Upload, retries, and correctness
OpenDAL provides a unified client for S3, Azure, or GCS. The uploader retries with exponential backoff and jitter on throttling or transient server errors, fails fast on hard authorization errors, and limits concurrent uploads to avoid store-side throttling. Postgres upserts make metadata registration idempotent, so replays do not create duplicates.
Lifecycle states and transitions
| State | Description |
|---|---|
| Received | Arrow Flight batch accepted and queued to the processor. |
| Appended | Batch appended to Active Parquet as one or more row groups. |
| Rotated | Active file meets rotation conditions and is finalized to Stable Parquet. |
| Uploaded | Stable file uploaded via OpenDAL to the object store. |
| MetaRegistered | Postgres row written with file URI, schema hash, sizes, and time range. |
| Indexed | Index artifacts created and registered for the file. |
| Evicted | Local file pruned per retention policy after successful indexing and registration. |
Each transition emits metrics and spans. Failures trigger retries and janitor remediation.
How Query benefits from storage metadata and indexes
After uploading, the storage node writes a complete metadata row for every stable file and signals Indexer. Indexer produces bitmap, zonemap, bloom/loom, and Tantivy artifacts, uploads them, and updates the index metadata. At query time, the engine uses directory listing and Parquet statistics with these index files to prune aggressively and minimize I/O before executing the final plan in DataFusion.

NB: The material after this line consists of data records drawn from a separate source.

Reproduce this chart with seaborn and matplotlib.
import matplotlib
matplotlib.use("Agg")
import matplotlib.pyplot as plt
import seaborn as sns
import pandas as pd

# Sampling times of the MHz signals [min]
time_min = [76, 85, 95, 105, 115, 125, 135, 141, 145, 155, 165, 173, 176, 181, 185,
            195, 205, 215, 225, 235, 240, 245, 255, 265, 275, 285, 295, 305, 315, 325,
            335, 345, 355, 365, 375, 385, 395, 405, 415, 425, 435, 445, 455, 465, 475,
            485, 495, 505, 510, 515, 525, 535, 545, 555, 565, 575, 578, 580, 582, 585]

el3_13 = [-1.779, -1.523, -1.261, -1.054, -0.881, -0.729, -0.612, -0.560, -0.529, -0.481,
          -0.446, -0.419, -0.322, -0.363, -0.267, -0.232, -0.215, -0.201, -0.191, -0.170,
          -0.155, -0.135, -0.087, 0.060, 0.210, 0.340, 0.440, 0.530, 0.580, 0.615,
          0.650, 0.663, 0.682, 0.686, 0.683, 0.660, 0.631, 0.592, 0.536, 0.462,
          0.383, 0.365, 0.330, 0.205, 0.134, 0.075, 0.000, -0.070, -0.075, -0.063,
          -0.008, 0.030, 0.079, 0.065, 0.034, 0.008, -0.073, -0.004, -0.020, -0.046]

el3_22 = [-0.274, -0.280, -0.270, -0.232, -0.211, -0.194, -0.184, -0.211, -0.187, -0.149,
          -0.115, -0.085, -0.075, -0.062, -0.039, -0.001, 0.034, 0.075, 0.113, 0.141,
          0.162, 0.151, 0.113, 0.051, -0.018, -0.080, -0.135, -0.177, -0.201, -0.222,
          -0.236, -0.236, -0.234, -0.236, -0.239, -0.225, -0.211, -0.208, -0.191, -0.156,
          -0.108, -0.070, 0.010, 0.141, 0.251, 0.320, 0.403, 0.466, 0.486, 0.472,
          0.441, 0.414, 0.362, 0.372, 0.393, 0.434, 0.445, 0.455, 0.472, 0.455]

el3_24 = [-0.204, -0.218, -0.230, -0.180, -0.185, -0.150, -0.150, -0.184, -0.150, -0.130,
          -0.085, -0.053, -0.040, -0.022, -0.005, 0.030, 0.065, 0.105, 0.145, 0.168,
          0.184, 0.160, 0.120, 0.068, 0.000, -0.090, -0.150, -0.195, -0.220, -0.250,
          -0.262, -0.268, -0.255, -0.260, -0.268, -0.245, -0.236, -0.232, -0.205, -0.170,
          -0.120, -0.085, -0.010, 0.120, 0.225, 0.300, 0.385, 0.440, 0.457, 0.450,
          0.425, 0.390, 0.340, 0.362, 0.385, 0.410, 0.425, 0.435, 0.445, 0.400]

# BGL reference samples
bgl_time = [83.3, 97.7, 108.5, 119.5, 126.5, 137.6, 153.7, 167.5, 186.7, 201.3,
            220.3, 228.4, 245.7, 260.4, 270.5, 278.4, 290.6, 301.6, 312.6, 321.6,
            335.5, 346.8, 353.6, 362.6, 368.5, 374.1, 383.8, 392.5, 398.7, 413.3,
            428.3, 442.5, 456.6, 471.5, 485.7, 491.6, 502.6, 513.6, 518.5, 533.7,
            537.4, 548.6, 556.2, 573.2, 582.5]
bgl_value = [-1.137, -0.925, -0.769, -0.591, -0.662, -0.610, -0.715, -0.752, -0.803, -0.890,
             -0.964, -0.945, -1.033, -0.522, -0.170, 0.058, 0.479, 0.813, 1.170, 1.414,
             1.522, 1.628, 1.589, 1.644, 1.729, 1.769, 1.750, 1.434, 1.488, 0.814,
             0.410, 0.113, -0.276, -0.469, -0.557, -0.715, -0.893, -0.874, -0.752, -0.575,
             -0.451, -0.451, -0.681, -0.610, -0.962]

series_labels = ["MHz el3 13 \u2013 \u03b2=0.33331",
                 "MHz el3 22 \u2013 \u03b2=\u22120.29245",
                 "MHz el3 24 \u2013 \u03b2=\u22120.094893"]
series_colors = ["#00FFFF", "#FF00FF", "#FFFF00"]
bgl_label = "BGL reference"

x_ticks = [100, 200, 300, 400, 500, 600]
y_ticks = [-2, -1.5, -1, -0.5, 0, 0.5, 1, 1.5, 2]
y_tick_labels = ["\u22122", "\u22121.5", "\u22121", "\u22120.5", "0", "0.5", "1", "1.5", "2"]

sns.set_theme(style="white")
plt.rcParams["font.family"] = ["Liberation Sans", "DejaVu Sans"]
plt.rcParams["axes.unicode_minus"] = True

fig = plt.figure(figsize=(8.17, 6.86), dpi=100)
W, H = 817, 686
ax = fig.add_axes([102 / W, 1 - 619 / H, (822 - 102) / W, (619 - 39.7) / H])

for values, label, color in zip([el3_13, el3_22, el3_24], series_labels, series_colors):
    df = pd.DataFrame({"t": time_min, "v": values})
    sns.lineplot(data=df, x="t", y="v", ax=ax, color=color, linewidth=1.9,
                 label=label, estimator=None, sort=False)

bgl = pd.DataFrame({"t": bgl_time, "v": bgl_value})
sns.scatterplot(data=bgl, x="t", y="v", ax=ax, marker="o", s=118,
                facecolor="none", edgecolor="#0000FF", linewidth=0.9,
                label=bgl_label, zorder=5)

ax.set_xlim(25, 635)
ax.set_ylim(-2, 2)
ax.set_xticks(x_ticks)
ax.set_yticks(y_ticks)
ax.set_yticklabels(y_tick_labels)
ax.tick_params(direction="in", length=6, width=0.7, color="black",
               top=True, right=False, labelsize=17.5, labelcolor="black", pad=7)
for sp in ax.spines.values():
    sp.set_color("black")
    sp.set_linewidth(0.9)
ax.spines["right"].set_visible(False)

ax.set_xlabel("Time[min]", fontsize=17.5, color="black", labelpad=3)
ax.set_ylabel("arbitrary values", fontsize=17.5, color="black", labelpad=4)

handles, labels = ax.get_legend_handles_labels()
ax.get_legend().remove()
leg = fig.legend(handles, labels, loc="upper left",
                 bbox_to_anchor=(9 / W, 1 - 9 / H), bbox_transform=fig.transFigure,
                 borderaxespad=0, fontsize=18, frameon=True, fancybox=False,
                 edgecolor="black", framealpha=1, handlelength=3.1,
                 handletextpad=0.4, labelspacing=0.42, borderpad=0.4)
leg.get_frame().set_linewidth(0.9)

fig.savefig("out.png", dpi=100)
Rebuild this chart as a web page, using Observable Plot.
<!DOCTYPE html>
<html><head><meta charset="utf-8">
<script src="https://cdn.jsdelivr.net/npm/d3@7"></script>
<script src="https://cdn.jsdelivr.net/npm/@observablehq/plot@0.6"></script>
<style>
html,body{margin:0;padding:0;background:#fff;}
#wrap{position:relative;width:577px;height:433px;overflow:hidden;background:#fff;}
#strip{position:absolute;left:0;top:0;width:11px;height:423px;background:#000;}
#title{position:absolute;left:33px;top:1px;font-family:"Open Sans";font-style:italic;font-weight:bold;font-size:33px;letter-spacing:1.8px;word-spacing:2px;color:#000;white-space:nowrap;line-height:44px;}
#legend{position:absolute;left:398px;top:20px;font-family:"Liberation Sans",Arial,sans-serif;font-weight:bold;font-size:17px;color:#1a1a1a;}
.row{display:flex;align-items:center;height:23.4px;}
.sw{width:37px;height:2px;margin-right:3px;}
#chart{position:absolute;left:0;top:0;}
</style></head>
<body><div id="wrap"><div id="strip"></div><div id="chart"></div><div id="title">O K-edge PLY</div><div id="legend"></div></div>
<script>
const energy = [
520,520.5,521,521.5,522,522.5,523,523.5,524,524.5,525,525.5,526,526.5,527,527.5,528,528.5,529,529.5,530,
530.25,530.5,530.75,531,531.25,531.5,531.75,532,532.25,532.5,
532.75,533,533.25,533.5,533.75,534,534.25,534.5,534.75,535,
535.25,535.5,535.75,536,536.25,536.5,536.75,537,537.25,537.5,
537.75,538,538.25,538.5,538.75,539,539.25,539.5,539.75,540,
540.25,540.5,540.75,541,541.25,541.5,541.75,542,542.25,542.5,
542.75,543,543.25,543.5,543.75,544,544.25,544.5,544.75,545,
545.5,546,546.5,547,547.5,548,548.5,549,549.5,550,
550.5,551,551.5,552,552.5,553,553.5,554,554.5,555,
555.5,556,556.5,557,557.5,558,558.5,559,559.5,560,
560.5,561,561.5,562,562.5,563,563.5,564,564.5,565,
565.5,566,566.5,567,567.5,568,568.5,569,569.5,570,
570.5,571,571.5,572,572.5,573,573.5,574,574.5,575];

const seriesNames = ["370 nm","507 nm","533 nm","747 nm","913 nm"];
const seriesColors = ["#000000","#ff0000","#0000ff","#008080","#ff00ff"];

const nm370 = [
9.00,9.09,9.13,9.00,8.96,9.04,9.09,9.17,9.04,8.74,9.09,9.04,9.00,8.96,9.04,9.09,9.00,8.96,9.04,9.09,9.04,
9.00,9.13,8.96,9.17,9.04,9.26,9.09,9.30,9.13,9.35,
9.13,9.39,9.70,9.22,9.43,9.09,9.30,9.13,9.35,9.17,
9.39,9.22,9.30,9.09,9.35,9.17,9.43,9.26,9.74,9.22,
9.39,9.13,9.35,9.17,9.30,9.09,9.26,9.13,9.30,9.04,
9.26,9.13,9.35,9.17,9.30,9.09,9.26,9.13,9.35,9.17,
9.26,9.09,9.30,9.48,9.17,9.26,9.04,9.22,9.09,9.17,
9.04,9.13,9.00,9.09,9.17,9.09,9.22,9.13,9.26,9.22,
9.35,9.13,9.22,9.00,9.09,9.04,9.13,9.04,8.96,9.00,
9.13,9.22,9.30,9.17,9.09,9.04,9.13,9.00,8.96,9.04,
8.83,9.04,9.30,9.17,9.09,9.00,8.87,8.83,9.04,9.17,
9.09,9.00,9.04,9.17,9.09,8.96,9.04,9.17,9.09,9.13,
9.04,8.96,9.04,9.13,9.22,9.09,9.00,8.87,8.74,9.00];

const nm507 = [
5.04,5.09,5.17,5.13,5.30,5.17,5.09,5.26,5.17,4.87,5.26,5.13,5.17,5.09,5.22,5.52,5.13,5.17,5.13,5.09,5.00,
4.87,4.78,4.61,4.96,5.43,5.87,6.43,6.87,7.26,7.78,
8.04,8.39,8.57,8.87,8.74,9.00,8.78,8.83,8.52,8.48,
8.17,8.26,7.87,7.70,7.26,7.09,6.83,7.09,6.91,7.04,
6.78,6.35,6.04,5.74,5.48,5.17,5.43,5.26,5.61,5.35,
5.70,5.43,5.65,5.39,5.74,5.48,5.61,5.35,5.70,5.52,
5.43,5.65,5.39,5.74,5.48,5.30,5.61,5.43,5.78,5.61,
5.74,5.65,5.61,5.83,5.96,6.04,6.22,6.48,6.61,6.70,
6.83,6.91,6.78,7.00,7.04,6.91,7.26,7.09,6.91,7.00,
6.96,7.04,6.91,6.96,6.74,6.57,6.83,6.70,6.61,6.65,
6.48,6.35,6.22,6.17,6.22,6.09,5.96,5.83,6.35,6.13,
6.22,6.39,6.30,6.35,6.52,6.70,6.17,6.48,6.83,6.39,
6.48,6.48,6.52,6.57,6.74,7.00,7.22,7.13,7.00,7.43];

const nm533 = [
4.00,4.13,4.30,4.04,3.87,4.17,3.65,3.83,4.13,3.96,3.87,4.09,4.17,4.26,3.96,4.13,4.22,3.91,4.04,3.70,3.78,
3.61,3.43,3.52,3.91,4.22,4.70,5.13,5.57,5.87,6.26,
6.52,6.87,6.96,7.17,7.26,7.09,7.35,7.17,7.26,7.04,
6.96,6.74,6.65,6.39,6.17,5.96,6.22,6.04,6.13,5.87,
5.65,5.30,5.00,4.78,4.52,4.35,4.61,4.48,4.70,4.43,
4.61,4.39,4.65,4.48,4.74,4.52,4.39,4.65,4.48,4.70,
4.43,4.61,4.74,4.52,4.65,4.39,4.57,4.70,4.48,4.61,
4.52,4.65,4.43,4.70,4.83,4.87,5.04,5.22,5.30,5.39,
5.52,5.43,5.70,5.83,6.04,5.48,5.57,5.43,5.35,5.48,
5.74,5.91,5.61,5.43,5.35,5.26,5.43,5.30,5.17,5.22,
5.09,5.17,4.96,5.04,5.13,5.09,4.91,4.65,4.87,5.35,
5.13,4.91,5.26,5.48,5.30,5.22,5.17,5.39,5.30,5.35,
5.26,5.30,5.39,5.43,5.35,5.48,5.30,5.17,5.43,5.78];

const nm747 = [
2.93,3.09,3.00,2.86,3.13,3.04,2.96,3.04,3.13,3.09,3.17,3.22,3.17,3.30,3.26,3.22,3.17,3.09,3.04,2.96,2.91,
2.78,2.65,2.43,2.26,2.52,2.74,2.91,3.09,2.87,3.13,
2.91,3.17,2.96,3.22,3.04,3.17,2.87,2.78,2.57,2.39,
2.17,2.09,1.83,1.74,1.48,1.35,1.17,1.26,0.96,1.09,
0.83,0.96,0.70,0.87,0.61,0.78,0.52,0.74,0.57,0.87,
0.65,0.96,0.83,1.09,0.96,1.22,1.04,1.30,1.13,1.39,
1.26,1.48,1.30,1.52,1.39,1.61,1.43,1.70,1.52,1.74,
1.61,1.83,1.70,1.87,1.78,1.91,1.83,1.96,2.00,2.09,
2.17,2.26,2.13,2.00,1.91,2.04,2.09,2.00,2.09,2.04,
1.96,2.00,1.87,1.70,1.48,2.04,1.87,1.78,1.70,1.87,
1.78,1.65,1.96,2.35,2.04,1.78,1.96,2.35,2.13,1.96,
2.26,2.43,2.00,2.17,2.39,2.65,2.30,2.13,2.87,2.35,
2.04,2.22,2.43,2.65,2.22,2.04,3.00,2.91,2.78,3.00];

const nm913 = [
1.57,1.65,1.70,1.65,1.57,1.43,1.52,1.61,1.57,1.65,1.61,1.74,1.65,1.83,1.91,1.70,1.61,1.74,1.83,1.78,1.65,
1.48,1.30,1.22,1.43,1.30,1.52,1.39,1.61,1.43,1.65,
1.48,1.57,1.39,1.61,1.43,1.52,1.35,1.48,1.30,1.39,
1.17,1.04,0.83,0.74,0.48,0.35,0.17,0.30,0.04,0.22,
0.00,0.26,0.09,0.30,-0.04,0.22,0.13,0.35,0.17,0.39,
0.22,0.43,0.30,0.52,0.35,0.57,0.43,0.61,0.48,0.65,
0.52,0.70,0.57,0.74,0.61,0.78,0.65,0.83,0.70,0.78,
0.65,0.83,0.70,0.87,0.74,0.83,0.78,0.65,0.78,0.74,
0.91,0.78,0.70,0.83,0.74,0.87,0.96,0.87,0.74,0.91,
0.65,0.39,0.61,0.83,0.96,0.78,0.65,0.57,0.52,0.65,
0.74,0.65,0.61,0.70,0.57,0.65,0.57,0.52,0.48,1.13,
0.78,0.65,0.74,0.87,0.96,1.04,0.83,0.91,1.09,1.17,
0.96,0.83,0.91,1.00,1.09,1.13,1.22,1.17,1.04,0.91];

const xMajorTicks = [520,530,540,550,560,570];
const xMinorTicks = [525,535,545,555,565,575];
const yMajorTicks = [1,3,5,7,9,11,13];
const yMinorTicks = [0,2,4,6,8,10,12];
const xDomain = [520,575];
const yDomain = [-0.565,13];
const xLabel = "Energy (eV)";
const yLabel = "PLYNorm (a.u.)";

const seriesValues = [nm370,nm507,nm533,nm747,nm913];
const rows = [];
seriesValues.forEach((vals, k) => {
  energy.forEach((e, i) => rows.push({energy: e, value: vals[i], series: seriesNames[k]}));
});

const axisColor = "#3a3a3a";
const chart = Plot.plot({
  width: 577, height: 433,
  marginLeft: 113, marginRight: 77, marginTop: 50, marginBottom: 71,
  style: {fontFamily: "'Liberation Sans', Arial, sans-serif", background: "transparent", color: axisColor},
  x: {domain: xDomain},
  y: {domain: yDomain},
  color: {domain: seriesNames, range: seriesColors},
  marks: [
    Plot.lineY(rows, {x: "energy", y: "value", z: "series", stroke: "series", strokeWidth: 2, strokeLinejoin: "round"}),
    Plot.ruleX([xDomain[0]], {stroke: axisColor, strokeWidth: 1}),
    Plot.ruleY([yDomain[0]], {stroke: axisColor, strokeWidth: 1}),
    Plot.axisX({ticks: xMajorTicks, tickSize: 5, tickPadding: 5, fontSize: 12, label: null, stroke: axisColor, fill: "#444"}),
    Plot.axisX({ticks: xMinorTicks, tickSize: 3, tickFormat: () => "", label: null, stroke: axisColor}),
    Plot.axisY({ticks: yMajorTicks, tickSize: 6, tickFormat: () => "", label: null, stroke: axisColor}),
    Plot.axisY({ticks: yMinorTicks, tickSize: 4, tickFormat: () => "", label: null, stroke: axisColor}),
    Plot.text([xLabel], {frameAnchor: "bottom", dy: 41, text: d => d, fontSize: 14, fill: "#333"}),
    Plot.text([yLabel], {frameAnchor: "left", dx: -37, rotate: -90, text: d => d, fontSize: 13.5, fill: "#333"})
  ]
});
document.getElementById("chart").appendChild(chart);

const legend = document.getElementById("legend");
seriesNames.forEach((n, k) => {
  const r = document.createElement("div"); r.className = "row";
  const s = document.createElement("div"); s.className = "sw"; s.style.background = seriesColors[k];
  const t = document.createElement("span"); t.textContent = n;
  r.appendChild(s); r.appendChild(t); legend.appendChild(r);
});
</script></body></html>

Configuration knobs that shape behavior
- Arrow Flight port and time thresholds control receive side and in-memory buffering before Parquet:
service_ports.storage.arrow_flight,storage.ram_time_threshold_seconds,storage.disk_time_threshold_seconds. - Rotation thresholds drive active→stable transitions:
storage.file_rotation.file_size_mb,storage.file_rotation.file_duration_minutes. - Parquet writer and row group sizing impact memory and pruning granularity:
storage.parquet.row_group_size. Larger groups reduce object count but increase read memory. - Upload concurrency and retries protect throughput without tripping throttling; idempotent metadata prevents duplicates on retry.
Durability, tiers, and system context
Data becomes durable long before upload because ingestion requires short-term WAL to succeed before acknowledging. Long-term WAL and Parquet uploads give full crash recovery. Once in object storage, the data participates in your hot/warm/cold cache tiers model across Electro (RAM), Pyro (disk), and Cryo (cloud).
Operations: what to watch continuously
- WAL write throughput and latency because fsync spikes affect end-to-end ack time.
- Buffer utilization and batch size distribution to keep a stable throughput.
- Arrow Flight success ratio and retry counts to detect transport issues early.
- Storage upload latency and failure rate, which drive backlog and retention pressure.
- Short-term WAL backlog is a leading indicator that upload or indexing is lagging.
For troubleshooting, check WAL IOPS and sync_on_write for high ack latency, scaling storage or throttling producers when backpressure occurs, validating WAL recovery if replays increase, and running janitor reconciliation when object uploads succeed but Postgres metadata is missing.